*Written problem*. All of the data should be output character for character, except the pictures.

.....

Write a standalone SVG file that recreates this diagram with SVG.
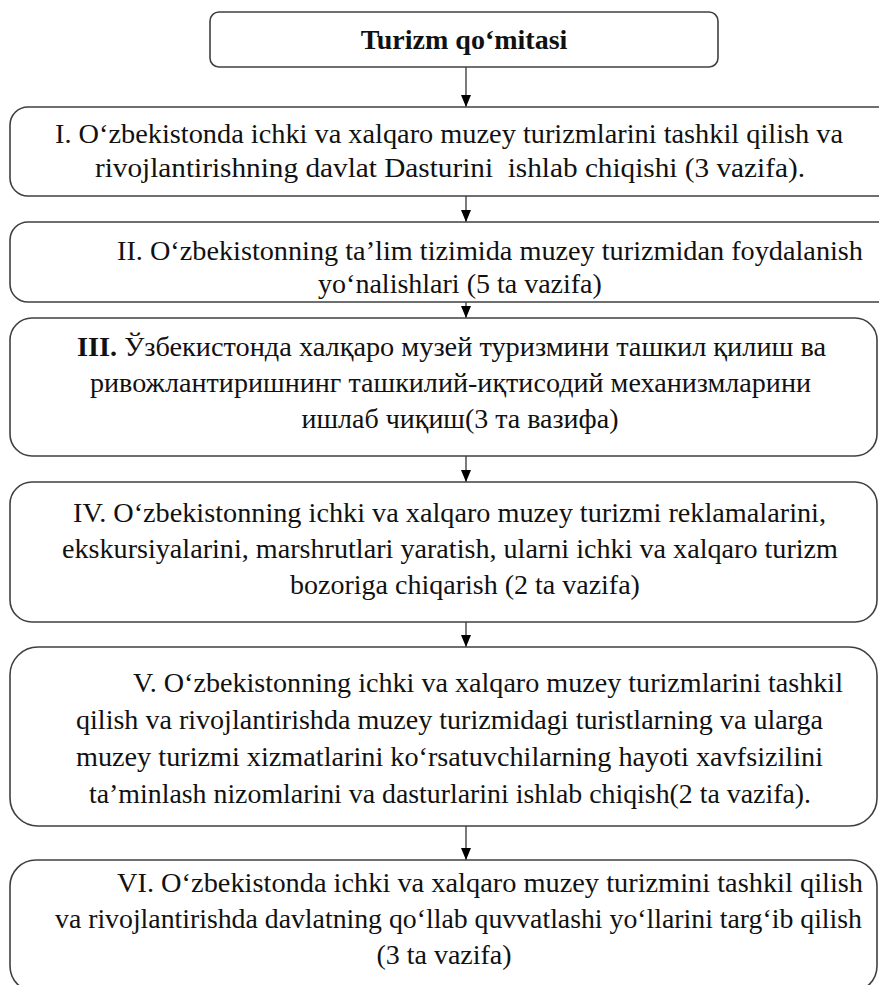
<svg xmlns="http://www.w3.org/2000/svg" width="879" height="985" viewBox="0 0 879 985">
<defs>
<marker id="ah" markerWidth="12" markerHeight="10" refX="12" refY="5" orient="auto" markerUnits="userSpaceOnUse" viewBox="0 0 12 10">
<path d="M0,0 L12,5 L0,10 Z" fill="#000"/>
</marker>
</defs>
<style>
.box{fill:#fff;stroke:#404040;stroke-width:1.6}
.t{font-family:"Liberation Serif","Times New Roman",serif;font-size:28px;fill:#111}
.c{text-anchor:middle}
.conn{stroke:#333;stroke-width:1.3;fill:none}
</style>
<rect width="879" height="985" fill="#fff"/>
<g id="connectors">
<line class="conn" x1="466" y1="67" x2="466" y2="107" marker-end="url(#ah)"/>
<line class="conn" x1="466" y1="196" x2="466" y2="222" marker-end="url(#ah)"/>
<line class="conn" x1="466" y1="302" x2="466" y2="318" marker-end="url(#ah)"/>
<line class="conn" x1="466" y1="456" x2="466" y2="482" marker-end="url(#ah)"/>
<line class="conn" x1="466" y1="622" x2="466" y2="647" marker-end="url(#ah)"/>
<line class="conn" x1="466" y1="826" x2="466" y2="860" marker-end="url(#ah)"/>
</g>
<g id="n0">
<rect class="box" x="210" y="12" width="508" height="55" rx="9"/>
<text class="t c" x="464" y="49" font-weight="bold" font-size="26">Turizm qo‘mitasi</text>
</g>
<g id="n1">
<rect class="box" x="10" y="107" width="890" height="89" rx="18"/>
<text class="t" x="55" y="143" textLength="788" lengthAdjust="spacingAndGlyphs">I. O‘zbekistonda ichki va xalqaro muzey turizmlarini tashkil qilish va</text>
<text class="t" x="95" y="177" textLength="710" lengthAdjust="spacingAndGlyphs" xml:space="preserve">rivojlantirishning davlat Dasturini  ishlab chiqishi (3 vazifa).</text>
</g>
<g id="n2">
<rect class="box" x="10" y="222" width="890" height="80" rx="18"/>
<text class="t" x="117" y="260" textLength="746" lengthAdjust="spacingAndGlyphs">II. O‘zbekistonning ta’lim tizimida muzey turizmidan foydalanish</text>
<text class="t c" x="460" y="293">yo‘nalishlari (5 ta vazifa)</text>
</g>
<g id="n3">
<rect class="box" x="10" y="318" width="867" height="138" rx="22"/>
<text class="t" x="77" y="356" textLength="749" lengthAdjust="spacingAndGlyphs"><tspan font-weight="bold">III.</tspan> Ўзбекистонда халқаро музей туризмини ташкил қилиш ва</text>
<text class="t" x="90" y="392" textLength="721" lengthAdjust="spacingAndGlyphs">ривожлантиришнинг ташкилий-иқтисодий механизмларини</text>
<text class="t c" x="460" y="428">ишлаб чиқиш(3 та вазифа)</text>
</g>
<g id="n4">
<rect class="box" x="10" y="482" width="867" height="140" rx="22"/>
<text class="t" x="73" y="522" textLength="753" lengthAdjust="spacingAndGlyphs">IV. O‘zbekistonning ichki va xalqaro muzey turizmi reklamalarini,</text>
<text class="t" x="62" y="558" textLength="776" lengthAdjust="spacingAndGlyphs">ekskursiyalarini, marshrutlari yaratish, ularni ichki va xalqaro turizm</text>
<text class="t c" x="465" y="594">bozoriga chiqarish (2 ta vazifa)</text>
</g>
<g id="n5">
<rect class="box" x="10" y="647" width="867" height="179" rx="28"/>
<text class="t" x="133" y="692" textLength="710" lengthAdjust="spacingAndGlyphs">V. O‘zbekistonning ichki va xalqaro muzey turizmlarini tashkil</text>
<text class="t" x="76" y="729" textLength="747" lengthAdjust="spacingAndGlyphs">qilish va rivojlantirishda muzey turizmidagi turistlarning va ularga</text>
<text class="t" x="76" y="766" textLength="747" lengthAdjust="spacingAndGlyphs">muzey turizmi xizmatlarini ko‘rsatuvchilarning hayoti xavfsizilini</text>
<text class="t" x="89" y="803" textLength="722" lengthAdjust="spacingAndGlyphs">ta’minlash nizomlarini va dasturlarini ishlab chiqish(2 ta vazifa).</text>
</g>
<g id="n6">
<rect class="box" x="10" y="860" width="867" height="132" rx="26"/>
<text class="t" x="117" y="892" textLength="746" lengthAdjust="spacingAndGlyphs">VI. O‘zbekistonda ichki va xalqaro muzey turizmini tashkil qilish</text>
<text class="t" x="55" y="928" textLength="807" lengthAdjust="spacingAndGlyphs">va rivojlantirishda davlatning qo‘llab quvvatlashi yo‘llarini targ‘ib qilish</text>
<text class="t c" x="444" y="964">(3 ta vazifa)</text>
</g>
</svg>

.....

*Answer to the exercise*.
Write a standalone SVG file that recreates this diagram with SVG.
<svg xmlns="http://www.w3.org/2000/svg" width="879" height="985" viewBox="0 0 879 985">
<defs>
<marker id="ah" markerWidth="12" markerHeight="10" refX="12" refY="5" orient="auto" markerUnits="userSpaceOnUse" viewBox="0 0 12 10">
<path d="M0,0 L12,5 L0,10 Z" fill="#000"/>
</marker>
</defs>
<style>
.box{fill:#fff;stroke:#404040;stroke-width:1.6}
.t{font-family:"Liberation Serif","Times New Roman",serif;font-size:28px;fill:#111}
.c{text-anchor:middle}
.conn{stroke:#333;stroke-width:1.3;fill:none}
</style>
<rect width="879" height="985" fill="#fff"/>
<g id="connectors">
<line class="conn" x1="466" y1="67" x2="466" y2="107" marker-end="url(#ah)"/>
<line class="conn" x1="466" y1="196" x2="466" y2="222" marker-end="url(#ah)"/>
<line class="conn" x1="466" y1="302" x2="466" y2="318" marker-end="url(#ah)"/>
<line class="conn" x1="466" y1="456" x2="466" y2="482" marker-end="url(#ah)"/>
<line class="conn" x1="466" y1="622" x2="466" y2="647" marker-end="url(#ah)"/>
<line class="conn" x1="466" y1="826" x2="466" y2="860" marker-end="url(#ah)"/>
</g>
<g id="n0">
<rect class="box" x="210" y="12" width="508" height="55" rx="9"/>
<text class="t c" x="464" y="49" font-weight="bold" font-size="26">Turizm qo‘mitasi</text>
</g>
<g id="n1">
<rect class="box" x="10" y="107" width="890" height="89" rx="18"/>
<text class="t" x="55" y="143" textLength="788" lengthAdjust="spacingAndGlyphs">I. O‘zbekistonda ichki va xalqaro muzey turizmlarini tashkil qilish va</text>
<text class="t" x="95" y="177" textLength="710" lengthAdjust="spacingAndGlyphs" xml:space="preserve">rivojlantirishning davlat Dasturini  ishlab chiqishi (3 vazifa).</text>
</g>
<g id="n2">
<rect class="box" x="10" y="222" width="890" height="80" rx="18"/>
<text class="t" x="117" y="260" textLength="746" lengthAdjust="spacingAndGlyphs">II. O‘zbekistonning ta’lim tizimida muzey turizmidan foydalanish</text>
<text class="t c" x="460" y="293">yo‘nalishlari (5 ta vazifa)</text>
</g>
<g id="n3">
<rect class="box" x="10" y="318" width="867" height="138" rx="22"/>
<text class="t" x="77" y="356" textLength="749" lengthAdjust="spacingAndGlyphs"><tspan font-weight="bold">III.</tspan> Ўзбекистонда халқаро музей туризмини ташкил қилиш ва</text>
<text class="t" x="90" y="392" textLength="721" lengthAdjust="spacingAndGlyphs">ривожлантиришнинг ташкилий-иқтисодий механизмларини</text>
<text class="t c" x="460" y="428">ишлаб чиқиш(3 та вазифа)</text>
</g>
<g id="n4">
<rect class="box" x="10" y="482" width="867" height="140" rx="22"/>
<text class="t" x="73" y="522" textLength="753" lengthAdjust="spacingAndGlyphs">IV. O‘zbekistonning ichki va xalqaro muzey turizmi reklamalarini,</text>
<text class="t" x="62" y="558" textLength="776" lengthAdjust="spacingAndGlyphs">ekskursiyalarini, marshrutlari yaratish, ularni ichki va xalqaro turizm</text>
<text class="t c" x="465" y="594">bozoriga chiqarish (2 ta vazifa)</text>
</g>
<g id="n5">
<rect class="box" x="10" y="647" width="867" height="179" rx="28"/>
<text class="t" x="133" y="692" textLength="710" lengthAdjust="spacingAndGlyphs">V. O‘zbekistonning ichki va xalqaro muzey turizmlarini tashkil</text>
<text class="t" x="76" y="729" textLength="747" lengthAdjust="spacingAndGlyphs">qilish va rivojlantirishda muzey turizmidagi turistlarning va ularga</text>
<text class="t" x="76" y="766" textLength="747" lengthAdjust="spacingAndGlyphs">muzey turizmi xizmatlarini ko‘rsatuvchilarning hayoti xavfsizilini</text>
<text class="t" x="89" y="803" textLength="722" lengthAdjust="spacingAndGlyphs">ta’minlash nizomlarini va dasturlarini ishlab chiqish(2 ta vazifa).</text>
</g>
<g id="n6">
<rect class="box" x="10" y="860" width="867" height="132" rx="26"/>
<text class="t" x="117" y="892" textLength="746" lengthAdjust="spacingAndGlyphs">VI. O‘zbekistonda ichki va xalqaro muzey turizmini tashkil qilish</text>
<text class="t" x="55" y="928" textLength="807" lengthAdjust="spacingAndGlyphs">va rivojlantirishda davlatning qo‘llab quvvatlashi yo‘llarini targ‘ib qilish</text>
<text class="t c" x="444" y="964">(3 ta vazifa)</text>
</g>
</svg>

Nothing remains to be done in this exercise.